# start of DATA LINES
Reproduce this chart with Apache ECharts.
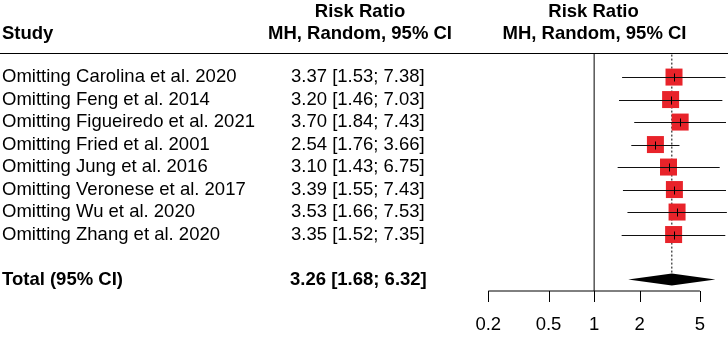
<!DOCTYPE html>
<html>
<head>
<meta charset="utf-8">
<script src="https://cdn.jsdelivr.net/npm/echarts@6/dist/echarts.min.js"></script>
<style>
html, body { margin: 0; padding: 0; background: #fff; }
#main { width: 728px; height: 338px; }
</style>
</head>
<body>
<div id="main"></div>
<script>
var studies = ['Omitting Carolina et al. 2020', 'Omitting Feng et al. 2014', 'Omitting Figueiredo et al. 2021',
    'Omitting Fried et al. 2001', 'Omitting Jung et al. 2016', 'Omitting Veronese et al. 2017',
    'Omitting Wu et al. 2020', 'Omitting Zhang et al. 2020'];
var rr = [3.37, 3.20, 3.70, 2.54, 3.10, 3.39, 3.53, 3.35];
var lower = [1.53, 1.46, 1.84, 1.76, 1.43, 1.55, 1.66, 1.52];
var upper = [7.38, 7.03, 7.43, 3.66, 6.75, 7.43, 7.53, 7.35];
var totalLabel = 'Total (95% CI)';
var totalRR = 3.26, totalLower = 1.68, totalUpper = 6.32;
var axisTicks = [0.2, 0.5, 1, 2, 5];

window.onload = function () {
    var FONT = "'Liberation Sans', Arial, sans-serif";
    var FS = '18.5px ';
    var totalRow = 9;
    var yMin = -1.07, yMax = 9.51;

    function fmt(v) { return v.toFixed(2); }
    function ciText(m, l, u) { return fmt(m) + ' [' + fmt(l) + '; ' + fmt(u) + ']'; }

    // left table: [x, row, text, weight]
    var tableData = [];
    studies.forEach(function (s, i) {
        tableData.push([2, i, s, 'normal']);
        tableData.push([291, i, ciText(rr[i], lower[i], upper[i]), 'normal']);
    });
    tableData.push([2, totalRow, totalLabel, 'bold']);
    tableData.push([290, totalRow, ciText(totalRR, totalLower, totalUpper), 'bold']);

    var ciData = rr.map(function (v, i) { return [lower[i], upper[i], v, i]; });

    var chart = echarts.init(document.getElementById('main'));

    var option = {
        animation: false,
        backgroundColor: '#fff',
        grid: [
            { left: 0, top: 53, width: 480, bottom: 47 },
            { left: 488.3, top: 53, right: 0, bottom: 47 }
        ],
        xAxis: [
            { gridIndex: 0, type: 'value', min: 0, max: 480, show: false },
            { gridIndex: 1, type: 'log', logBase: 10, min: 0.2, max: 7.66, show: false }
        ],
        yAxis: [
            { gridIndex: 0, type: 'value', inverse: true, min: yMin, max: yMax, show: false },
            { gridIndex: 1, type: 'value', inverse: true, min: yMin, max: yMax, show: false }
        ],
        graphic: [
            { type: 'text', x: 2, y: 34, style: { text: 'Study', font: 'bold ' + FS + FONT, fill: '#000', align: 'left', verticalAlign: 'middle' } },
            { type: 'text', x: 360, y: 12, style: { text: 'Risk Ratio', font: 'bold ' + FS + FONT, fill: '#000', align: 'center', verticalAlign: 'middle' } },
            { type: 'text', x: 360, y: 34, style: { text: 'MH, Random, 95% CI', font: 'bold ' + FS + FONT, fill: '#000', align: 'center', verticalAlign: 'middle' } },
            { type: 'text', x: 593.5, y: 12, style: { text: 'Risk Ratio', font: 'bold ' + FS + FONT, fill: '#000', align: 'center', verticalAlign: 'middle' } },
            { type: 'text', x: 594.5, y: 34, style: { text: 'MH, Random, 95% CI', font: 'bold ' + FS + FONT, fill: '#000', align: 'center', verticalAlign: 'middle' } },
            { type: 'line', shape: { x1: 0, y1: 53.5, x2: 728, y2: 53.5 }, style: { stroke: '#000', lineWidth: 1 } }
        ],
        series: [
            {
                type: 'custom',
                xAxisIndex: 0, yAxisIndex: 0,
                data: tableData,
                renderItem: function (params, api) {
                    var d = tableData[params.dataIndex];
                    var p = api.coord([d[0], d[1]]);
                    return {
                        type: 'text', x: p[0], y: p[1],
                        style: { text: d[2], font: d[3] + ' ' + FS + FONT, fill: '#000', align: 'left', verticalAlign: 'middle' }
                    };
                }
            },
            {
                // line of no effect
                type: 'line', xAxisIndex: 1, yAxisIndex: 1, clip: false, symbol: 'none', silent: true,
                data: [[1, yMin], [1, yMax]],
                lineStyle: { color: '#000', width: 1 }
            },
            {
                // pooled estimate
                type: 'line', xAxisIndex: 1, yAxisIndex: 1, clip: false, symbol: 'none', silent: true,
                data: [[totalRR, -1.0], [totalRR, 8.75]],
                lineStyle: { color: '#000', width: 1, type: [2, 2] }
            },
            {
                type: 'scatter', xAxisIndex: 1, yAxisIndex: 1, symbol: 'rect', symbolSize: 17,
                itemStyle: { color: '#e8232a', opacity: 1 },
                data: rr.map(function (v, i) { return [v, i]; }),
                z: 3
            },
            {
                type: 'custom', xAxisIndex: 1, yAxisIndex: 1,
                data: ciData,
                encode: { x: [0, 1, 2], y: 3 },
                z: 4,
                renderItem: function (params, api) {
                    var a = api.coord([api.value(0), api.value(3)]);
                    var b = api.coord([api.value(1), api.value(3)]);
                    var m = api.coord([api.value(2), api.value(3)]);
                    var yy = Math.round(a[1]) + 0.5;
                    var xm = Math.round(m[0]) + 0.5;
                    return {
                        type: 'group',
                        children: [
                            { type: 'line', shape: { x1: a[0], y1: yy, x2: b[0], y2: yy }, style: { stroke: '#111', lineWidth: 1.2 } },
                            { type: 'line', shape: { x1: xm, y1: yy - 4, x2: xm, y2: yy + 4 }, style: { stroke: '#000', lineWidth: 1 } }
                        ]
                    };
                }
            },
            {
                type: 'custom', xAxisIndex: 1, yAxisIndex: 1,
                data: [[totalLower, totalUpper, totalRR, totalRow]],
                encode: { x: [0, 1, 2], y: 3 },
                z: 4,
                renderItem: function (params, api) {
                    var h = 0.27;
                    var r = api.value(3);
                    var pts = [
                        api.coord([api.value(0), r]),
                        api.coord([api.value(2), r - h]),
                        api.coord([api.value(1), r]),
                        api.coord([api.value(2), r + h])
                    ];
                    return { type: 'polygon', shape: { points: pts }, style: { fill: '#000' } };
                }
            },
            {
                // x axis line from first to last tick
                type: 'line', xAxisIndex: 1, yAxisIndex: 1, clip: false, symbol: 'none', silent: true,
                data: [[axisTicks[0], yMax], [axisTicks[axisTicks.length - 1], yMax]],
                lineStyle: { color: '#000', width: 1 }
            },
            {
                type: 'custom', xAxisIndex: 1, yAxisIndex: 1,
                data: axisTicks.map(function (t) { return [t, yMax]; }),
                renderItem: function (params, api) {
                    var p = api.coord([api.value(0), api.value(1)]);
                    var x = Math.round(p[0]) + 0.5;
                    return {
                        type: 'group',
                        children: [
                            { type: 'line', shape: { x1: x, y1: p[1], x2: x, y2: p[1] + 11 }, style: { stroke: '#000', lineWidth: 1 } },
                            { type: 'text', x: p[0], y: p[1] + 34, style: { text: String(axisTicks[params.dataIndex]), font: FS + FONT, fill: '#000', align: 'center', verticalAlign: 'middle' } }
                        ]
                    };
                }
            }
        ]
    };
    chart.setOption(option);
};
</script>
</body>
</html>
# end of DATA LINES
[GIVEN EXERCISE] Without the pictures, return the listing above from its first line through the line that has "var chart = echarts.init(document.getElementById('main'));".

[WRITTEN RESPONSE]
Reproduce this chart with Apache ECharts.
<!DOCTYPE html>
<html>
<head>
<meta charset="utf-8">
<script src="https://cdn.jsdelivr.net/npm/echarts@6/dist/echarts.min.js"></script>
<style>
html, body { margin: 0; padding: 0; background: #fff; }
#main { width: 728px; height: 338px; }
</style>
</head>
<body>
<div id="main"></div>
<script>
var studies = ['Omitting Carolina et al. 2020', 'Omitting Feng et al. 2014', 'Omitting Figueiredo et al. 2021',
    'Omitting Fried et al. 2001', 'Omitting Jung et al. 2016', 'Omitting Veronese et al. 2017',
    'Omitting Wu et al. 2020', 'Omitting Zhang et al. 2020'];
var rr = [3.37, 3.20, 3.70, 2.54, 3.10, 3.39, 3.53, 3.35];
var lower = [1.53, 1.46, 1.84, 1.76, 1.43, 1.55, 1.66, 1.52];
var upper = [7.38, 7.03, 7.43, 3.66, 6.75, 7.43, 7.53, 7.35];
var totalLabel = 'Total (95% CI)';
var totalRR = 3.26, totalLower = 1.68, totalUpper = 6.32;
var axisTicks = [0.2, 0.5, 1, 2, 5];

window.onload = function () {
    var FONT = "'Liberation Sans', Arial, sans-serif";
    var FS = '18.5px ';
    var totalRow = 9;
    var yMin = -1.07, yMax = 9.51;

    function fmt(v) { return v.toFixed(2); }
    function ciText(m, l, u) { return fmt(m) + ' [' + fmt(l) + '; ' + fmt(u) + ']'; }

    // left table: [x, row, text, weight]
    var tableData = [];
    studies.forEach(function (s, i) {
        tableData.push([2, i, s, 'normal']);
        tableData.push([291, i, ciText(rr[i], lower[i], upper[i]), 'normal']);
    });
    tableData.push([2, totalRow, totalLabel, 'bold']);
    tableData.push([290, totalRow, ciText(totalRR, totalLower, totalUpper), 'bold']);

    var ciData = rr.map(function (v, i) { return [lower[i], upper[i], v, i]; });

    var chart = echarts.init(document.getElementById('main'));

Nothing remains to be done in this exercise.